* [Supplied information]
-----

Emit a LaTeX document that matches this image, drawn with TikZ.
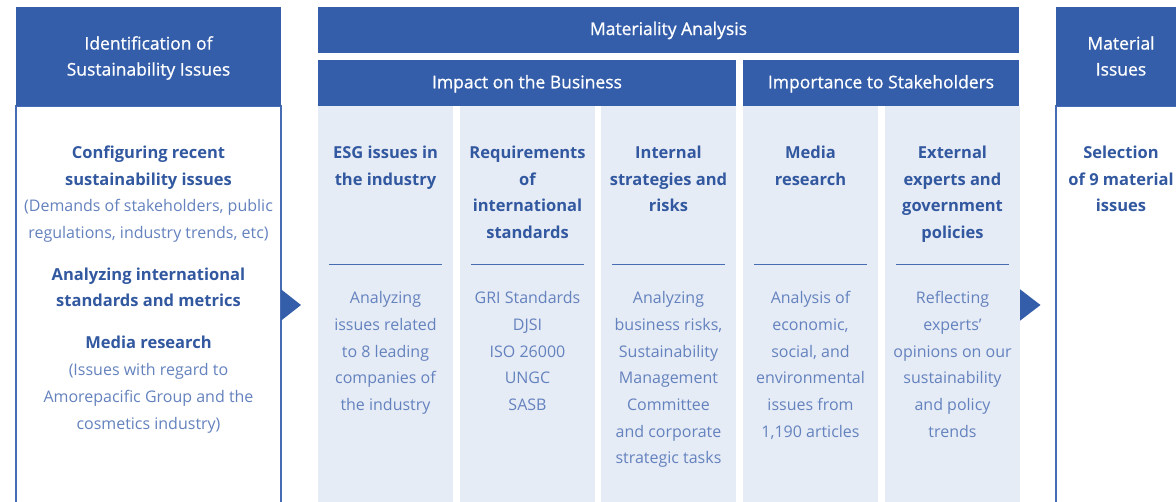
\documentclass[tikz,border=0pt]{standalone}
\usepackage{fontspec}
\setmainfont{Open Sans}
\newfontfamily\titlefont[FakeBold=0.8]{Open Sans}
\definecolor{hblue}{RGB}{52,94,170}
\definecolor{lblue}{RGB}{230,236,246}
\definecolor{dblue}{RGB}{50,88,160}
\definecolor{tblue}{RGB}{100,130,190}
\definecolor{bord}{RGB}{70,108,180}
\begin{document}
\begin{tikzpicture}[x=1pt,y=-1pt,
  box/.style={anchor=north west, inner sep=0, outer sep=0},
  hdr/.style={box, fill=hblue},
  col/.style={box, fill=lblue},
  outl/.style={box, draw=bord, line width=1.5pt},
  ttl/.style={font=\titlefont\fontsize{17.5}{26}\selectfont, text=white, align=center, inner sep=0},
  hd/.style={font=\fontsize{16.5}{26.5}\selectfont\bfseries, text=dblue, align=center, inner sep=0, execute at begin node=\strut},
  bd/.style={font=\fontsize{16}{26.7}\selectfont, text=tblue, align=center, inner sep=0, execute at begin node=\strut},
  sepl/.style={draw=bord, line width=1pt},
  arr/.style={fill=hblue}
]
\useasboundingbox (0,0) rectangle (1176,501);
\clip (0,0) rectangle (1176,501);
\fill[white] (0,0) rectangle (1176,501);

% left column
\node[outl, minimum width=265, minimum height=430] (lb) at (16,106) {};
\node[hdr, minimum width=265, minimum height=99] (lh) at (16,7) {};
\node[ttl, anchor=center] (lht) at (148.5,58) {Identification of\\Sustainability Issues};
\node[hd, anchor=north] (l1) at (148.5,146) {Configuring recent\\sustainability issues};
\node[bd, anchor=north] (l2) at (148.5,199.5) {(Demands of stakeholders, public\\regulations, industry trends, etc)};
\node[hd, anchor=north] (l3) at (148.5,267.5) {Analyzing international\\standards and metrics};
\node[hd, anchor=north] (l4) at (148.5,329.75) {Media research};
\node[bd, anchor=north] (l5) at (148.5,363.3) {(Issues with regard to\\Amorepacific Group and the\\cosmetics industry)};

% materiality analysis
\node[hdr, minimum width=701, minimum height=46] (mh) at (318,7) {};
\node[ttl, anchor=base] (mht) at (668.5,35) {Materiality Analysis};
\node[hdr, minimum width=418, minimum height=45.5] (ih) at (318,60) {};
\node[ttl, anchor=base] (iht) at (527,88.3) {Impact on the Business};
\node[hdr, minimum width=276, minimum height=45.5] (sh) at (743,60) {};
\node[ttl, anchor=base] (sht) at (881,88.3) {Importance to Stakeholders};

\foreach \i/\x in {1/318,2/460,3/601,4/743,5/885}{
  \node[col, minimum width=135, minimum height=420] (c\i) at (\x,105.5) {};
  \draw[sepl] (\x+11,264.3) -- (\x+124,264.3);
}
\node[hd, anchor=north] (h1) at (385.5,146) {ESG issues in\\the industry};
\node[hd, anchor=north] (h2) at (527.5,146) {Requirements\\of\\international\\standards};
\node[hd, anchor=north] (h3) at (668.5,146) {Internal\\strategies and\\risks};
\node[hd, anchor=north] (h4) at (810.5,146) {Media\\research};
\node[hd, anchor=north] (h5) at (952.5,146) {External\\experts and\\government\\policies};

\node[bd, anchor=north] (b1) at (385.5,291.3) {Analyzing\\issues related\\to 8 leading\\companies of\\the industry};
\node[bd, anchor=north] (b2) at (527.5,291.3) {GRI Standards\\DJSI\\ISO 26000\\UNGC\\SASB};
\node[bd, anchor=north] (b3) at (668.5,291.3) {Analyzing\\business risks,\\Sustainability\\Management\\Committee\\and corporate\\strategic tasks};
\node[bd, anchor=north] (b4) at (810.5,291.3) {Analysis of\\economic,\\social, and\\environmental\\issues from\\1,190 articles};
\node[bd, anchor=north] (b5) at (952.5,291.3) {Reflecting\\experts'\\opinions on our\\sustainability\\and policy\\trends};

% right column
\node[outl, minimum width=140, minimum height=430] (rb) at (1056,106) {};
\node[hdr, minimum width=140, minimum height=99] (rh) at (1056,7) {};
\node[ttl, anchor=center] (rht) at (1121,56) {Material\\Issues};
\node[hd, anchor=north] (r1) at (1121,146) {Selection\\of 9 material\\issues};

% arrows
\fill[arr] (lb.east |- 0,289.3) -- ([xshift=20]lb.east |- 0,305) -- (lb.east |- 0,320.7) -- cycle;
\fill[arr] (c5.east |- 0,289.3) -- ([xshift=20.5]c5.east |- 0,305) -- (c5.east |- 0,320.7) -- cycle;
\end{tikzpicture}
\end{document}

-----

Pick each line holding the word "with" out of the listing.

Emit a LaTeX document that matches this image, drawn with TikZ.
\node[bd, anchor=north] (l5) at (148.5,363.3) {(Issues with regard to\\Amorepacific Group and the\\cosmetics industry)};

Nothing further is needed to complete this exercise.